Exactly the lines from the one with "Generate a LaTeX" through the one with "text width=232pt, minimum", inclusive, are to be repeated, and the pictures are not.
━━━━━ MATERIALS PROVIDED ━━━━━
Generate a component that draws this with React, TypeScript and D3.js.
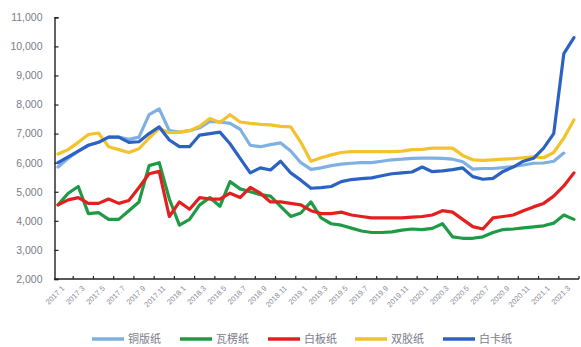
━━━━━
━━━━━ MATERIALS PROVIDED ━━━━━
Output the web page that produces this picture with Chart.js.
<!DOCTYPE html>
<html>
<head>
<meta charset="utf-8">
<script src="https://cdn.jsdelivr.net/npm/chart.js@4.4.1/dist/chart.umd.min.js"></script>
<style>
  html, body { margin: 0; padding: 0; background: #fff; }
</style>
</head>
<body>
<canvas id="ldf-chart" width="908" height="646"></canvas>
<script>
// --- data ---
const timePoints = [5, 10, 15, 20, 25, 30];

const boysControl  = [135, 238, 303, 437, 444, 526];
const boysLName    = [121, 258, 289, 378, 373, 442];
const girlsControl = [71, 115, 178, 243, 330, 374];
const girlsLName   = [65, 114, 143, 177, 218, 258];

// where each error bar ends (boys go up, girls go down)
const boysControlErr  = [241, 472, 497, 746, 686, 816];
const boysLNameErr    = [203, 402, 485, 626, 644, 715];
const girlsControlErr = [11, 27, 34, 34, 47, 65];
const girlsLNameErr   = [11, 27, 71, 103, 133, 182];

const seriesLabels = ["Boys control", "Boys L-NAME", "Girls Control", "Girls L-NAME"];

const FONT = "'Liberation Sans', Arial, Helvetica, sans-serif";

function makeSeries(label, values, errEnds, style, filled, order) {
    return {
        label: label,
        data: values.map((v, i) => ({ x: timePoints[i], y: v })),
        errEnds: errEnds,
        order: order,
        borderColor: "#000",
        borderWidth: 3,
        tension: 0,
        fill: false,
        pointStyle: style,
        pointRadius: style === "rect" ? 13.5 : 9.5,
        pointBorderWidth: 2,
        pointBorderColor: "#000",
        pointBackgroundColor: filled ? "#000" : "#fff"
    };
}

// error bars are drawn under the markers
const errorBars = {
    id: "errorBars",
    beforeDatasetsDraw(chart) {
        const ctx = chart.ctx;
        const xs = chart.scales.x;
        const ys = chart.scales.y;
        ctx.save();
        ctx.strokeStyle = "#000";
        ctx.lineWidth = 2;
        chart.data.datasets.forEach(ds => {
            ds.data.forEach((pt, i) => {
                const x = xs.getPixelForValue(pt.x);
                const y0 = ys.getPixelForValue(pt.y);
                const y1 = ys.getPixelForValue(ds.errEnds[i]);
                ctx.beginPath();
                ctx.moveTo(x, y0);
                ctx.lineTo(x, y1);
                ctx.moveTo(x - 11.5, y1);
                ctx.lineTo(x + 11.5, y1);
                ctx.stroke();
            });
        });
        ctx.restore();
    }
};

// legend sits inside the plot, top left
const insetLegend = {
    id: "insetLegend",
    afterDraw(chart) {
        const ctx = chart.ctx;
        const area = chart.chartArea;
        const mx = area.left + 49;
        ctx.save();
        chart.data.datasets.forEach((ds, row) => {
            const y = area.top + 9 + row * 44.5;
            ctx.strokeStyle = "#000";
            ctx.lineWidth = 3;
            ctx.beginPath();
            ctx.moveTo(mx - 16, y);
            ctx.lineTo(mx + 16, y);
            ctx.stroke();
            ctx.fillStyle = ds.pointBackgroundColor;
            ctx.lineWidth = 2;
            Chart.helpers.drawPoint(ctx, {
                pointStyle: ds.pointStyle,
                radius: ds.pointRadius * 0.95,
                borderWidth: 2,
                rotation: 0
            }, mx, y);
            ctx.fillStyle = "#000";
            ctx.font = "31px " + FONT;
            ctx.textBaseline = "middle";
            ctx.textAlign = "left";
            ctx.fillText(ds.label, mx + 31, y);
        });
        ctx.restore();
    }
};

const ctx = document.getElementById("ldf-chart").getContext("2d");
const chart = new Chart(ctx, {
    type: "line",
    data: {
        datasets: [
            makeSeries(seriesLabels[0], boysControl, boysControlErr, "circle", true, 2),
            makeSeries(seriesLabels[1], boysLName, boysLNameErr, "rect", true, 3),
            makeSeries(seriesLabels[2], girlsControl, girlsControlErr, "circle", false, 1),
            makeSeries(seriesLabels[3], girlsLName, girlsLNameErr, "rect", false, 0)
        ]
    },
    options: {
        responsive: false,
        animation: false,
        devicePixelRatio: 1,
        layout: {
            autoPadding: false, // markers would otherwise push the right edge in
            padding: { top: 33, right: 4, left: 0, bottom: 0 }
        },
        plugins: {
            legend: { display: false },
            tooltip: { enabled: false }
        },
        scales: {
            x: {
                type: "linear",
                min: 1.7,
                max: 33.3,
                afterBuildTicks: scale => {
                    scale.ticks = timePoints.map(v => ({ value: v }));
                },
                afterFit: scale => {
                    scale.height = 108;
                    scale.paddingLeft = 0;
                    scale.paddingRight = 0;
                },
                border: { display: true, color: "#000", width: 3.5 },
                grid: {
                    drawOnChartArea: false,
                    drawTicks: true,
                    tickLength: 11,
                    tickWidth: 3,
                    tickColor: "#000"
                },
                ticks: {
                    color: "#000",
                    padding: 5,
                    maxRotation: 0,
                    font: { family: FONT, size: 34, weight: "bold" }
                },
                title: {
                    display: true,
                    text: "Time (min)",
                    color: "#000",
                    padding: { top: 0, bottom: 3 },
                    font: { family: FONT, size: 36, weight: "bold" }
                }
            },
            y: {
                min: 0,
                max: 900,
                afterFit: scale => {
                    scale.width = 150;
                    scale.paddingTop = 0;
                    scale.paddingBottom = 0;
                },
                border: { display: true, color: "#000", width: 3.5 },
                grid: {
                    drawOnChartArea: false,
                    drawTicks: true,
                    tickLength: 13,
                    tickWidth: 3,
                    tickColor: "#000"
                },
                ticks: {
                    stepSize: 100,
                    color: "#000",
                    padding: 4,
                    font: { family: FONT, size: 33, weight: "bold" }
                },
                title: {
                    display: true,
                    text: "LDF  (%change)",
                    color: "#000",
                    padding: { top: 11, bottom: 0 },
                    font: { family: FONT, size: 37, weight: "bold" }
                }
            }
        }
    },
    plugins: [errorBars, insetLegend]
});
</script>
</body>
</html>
━━━━━
━━━━━ MATERIALS PROVIDED ━━━━━
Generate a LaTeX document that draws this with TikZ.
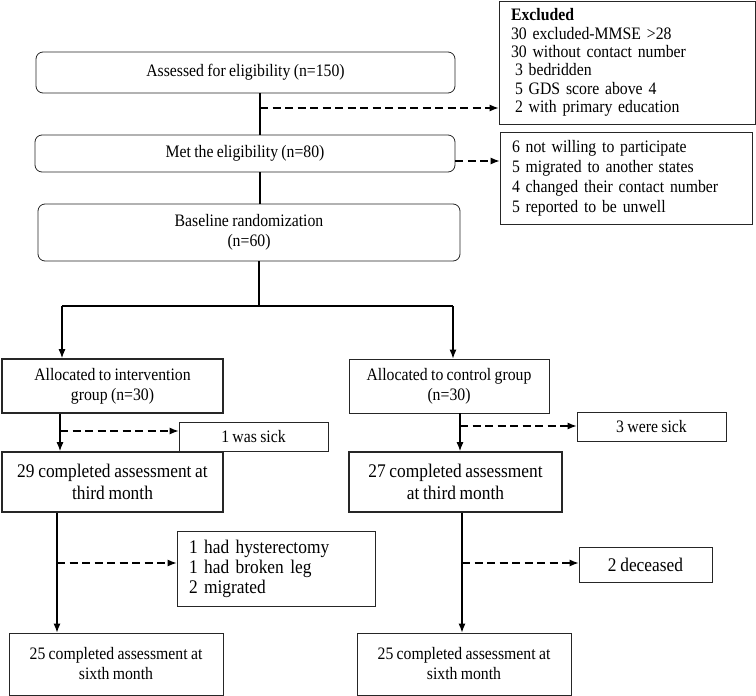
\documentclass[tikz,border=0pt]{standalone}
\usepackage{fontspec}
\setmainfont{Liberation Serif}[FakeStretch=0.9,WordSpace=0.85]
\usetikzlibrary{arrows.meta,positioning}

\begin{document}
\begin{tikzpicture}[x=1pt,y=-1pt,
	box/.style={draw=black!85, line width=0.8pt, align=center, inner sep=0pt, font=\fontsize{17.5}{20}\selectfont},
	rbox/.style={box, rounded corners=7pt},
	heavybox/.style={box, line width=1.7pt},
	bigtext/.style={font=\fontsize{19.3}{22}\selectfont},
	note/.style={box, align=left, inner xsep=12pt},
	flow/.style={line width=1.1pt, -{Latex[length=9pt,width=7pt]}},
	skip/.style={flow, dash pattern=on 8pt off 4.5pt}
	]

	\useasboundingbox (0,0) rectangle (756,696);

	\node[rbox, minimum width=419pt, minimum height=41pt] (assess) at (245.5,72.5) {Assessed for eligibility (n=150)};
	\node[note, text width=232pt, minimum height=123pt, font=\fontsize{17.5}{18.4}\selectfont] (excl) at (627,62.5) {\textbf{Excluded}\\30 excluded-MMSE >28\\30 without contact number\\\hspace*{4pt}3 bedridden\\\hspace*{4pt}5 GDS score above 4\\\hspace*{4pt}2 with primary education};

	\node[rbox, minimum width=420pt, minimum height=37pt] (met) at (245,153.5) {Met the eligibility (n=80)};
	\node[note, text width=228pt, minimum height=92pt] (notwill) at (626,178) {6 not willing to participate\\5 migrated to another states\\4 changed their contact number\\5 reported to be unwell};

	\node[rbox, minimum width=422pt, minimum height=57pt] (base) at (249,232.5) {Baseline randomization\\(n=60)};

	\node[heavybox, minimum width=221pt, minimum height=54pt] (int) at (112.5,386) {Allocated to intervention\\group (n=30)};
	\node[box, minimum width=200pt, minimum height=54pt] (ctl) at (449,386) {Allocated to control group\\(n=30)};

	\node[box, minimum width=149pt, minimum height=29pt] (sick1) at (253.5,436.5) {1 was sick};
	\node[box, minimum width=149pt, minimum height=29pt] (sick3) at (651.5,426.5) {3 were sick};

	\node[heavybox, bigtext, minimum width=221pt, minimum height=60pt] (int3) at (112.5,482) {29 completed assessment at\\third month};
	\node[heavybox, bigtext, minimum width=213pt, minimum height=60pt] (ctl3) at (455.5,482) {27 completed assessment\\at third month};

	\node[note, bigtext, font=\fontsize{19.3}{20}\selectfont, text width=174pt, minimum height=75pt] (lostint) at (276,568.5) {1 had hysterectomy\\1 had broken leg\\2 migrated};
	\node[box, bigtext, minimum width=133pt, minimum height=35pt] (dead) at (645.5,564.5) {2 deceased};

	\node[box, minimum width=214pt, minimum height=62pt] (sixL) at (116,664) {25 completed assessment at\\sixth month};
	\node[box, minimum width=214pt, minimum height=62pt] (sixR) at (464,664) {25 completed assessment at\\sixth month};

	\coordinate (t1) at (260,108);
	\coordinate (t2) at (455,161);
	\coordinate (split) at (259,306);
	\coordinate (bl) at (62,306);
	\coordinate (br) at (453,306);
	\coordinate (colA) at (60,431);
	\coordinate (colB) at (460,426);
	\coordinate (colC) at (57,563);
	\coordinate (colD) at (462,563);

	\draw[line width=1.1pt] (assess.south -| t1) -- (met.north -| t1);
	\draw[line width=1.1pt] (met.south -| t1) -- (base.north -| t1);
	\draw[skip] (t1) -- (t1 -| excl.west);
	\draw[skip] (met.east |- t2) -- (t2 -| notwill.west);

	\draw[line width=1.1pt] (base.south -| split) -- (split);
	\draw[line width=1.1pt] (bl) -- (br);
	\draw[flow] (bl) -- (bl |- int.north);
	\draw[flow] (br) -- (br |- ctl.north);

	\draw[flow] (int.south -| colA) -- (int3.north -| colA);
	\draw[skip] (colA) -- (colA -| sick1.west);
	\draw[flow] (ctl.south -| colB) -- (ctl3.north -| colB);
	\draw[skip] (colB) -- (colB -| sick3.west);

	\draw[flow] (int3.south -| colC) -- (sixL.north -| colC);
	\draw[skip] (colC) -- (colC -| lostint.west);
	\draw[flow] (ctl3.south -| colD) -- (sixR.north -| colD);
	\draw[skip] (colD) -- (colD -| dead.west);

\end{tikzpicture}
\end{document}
━━━━━
→ **ANSWER TO THE EXERCISE**
Generate a LaTeX document that draws this with TikZ.
\documentclass[tikz,border=0pt]{standalone}
\usepackage{fontspec}
\setmainfont{Liberation Serif}[FakeStretch=0.9,WordSpace=0.85]
\usetikzlibrary{arrows.meta,positioning}

\begin{document}
\begin{tikzpicture}[x=1pt,y=-1pt,
	box/.style={draw=black!85, line width=0.8pt, align=center, inner sep=0pt, font=\fontsize{17.5}{20}\selectfont},
	rbox/.style={box, rounded corners=7pt},
	heavybox/.style={box, line width=1.7pt},
	bigtext/.style={font=\fontsize{19.3}{22}\selectfont},
	note/.style={box, align=left, inner xsep=12pt},
	flow/.style={line width=1.1pt, -{Latex[length=9pt,width=7pt]}},
	skip/.style={flow, dash pattern=on 8pt off 4.5pt}
	]

	\useasboundingbox (0,0) rectangle (756,696);

	\node[rbox, minimum width=419pt, minimum height=41pt] (assess) at (245.5,72.5) {Assessed for eligibility (n=150)};
	\node[note, text width=232pt, minimum height=123pt, font=\fontsize{17.5}{18.4}\selectfont] (excl) at (627,62.5) {\textbf{Excluded}\\30 excluded-MMSE >28\\30 without contact number\\\hspace*{4pt}3 bedridden\\\hspace*{4pt}5 GDS score above 4\\\hspace*{4pt}2 with primary education};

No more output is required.